Deeds, who is a board member and also the major gifts chairman, told his Y story, which was two-fold. A resident of Troy who practices law with a firm in Sidney, he and his wife were looking for childcare in 2010 after their son Noah was born.
“Noah had some health-related struggles and we wanted one of us to be near him while he was at childcare,” said Deeds. So the couple enrolled him at the YMCA program.
“I would come here at lunch and spend time with my son,” said Deeds. “We recently moved him to daycare in Troy, so I switched from have a child in childcare to being a member of the YMCA.
“It provides a foundation for me,” he said. “I come here three to four days a week during lunch (to work out). I have four life centers — home, work, church and the YMCA. I am blessed to have a YMCA membership and I recognize that some don’t. I want to help someone have an additional life center” with a YMCA membership.
Thomas stressed that all campaign donations will help change the lives of local community members.
“When someone gives to the campaign, 100 percent of every dollar is invested in the loves of people who need the YMCA,” said Thomas.

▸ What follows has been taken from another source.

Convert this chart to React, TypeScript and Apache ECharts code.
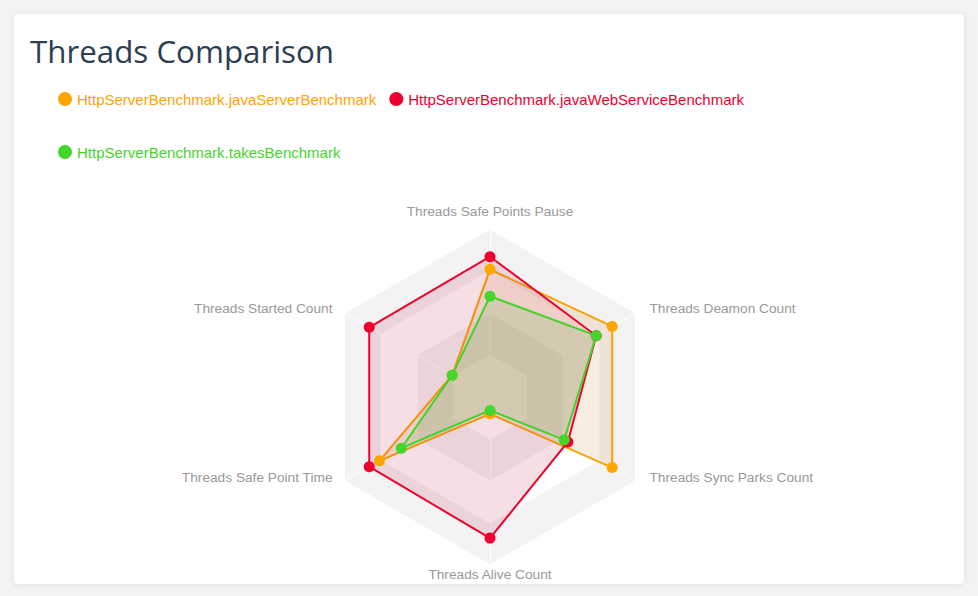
import React, { useEffect, useRef } from "react";
import * as echarts from "echarts";

const indicatorNames = [
  "Threads Safe Points Pause",
  "Threads Started Count",
  "Threads Safe Point Time",
  "Threads Alive Count",
  "Threads Sync Parks Count",
  "Threads Deamon Count",
];
const indicatorMax = [1, 1, 1, 1, 1, 1];

const seriesNames = [
  "HttpServerBenchmark.javaServerBenchmark",
  "HttpServerBenchmark.javaWebServiceBenchmark",
  "HttpServerBenchmark.takesBenchmark",
];
const seriesColors = ["#ffa500", "#f0002e", "#44d62c"];
const seriesFills = [
  "rgba(208,142,48,0.15)",
  "rgba(188,42,75,0.15)",
  "rgba(60,170,40,0.15)",
];

const javaServerValues = [0.76, 0.26, 0.76, 0.1, 0.84, 0.84];
const javaWebServiceValues = [0.835, 0.83, 0.83, 0.84, 0.535, 0.73];
const takesValues = [0.6, 0.26, 0.61, 0.08, 0.51, 0.73];

const allValues = [javaServerValues, javaWebServiceValues, takesValues];

// label style keys per indicator position (top, upper-left, lower-left, bottom, lower-right, upper-right)
const nameStyleKeys = ["top", "ul", "ll", "bottom", "lr", "ur"];

export default function App() {
  const ref = useRef<HTMLDivElement>(null);

  useEffect(() => {
    document.body.style.margin = "0";
    document.body.style.background = "#f3f3f3";
    if (!ref.current) return;
    const chart = echarts.init(ref.current, undefined, { renderer: "svg" });
    const font = "'Liberation Sans', Arial, sans-serif";
    const nameFs = 13.7;
    chart.setOption({
      animation: false,
      title: {
        text: "Threads Comparison",
        left: 11,
        top: 16,
        textStyle: {
          fontFamily: "'Open Sans', 'Noto Sans', sans-serif",
          fontSize: 31.3,
          fontWeight: "normal",
          color: "#2c3e50",
        },
      },
      legend: {
        left: 39,
        top: 60,
        width: 720,
        itemWidth: 14,
        itemHeight: 14,
        itemGap: 13,
        icon: "circle",
        data: seriesNames.map((n, i) => ({
          name: n,
          textStyle: { color: seriesColors[i] },
        })),
        textStyle: {
          fontFamily: font,
          fontSize: 15,
          lineHeight: 40,
        },
      },
      radar: {
        center: [476, 383],
        radius: 168,
        splitNumber: 4,
        startAngle: 90,
        shape: "polygon",
        indicator: indicatorNames.map((n, i) => ({ name: n, max: indicatorMax[i] })),
        nameGap: 0,
        axisName: {
          color: "#999",
          fontSize: nameFs,
          fontFamily: font,
          formatter: (name: string) => {
            const idx = indicatorNames.indexOf(name);
            return `{${nameStyleKeys[idx]}|${name}}`;
          },
          rich: {
            top: { color: "#999", fontSize: nameFs, fontFamily: font, padding: [0, 0, 11, 0] },
            bottom: { color: "#999", fontSize: nameFs, fontFamily: font, padding: [2, 0, 0, 0] },
            ul: { color: "#999", fontSize: nameFs, fontFamily: font, padding: [0, 12, 10, 0] },
            ll: { color: "#999", fontSize: nameFs, fontFamily: font, padding: [0, 12, 8, 0] },
            ur: { color: "#999", fontSize: nameFs, fontFamily: font, padding: [0, 0, 10, 14] },
            lr: { color: "#999", fontSize: nameFs, fontFamily: font, padding: [0, 0, 8, 14] },
          },
        },
        splitArea: {
          show: true,
          areaStyle: { color: ["#ffffff", "#f3f3f3", "#ffffff", "#f3f3f3"] },
        },
        splitLine: { lineStyle: { color: "#ffffff", width: 1 } },
        axisLine: { lineStyle: { color: "#ffffff", width: 1 } },
      },
      series: [
        {
          type: "radar",
          symbol: "circle",
          symbolSize: 11,
          data: seriesNames.map((n, i) => ({
            name: n,
            value: allValues[i],
            itemStyle: { color: seriesColors[i] },
            lineStyle: { color: seriesColors[i], width: 2 },
            areaStyle: { color: seriesFills[i], opacity: 1 },
          })),
        },
      ],
    });
    return () => chart.dispose();
  }, []);

  return (
    <div
      style={{
        position: "absolute",
        left: 14,
        top: 14,
        width: 950,
        height: 570,
        background: "#fff",
        borderRadius: 4,
        boxShadow: "0 1px 6px rgba(0,0,0,0.08)",
      }}
    >
      <div ref={ref} style={{ width: 950, height: 570 }} />
    </div>
  );
}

Thomas reviewed some of the programs offered by the YMCA — the water safety program, the diabetes prevention program and Parkinson program.
“We can’t do it alone,” said Thomas. “Your donation and support makes this all possible.”
Quotes from some of the recipients who have received financial assistance were posted around the room. Some of the included
• Thanks to the Community Partners Program, I am able to attend the Aqua Aerobics class. That helps me regain strength in my arms and legs due to Parkinson’s Disease.”
• “I am a single mom with no support from dad, I am thankful for the opportunity to bring my kids to the Y so we could spend family time together and start living healthy lives.”
• “I stay at home to care for my daughter and my aging grandmother. I want to become healthier so that I can be around longer for my daughter. My mom passed away from health issues that could have been avoided if she had been more active. My fiancé and I want to set a good example of a healthy lifestyle for our children.”
O’Leary summed up the campaign with a quote from Gerald Way, “All the best heroes are ordinary people who make themselves extraordinary.”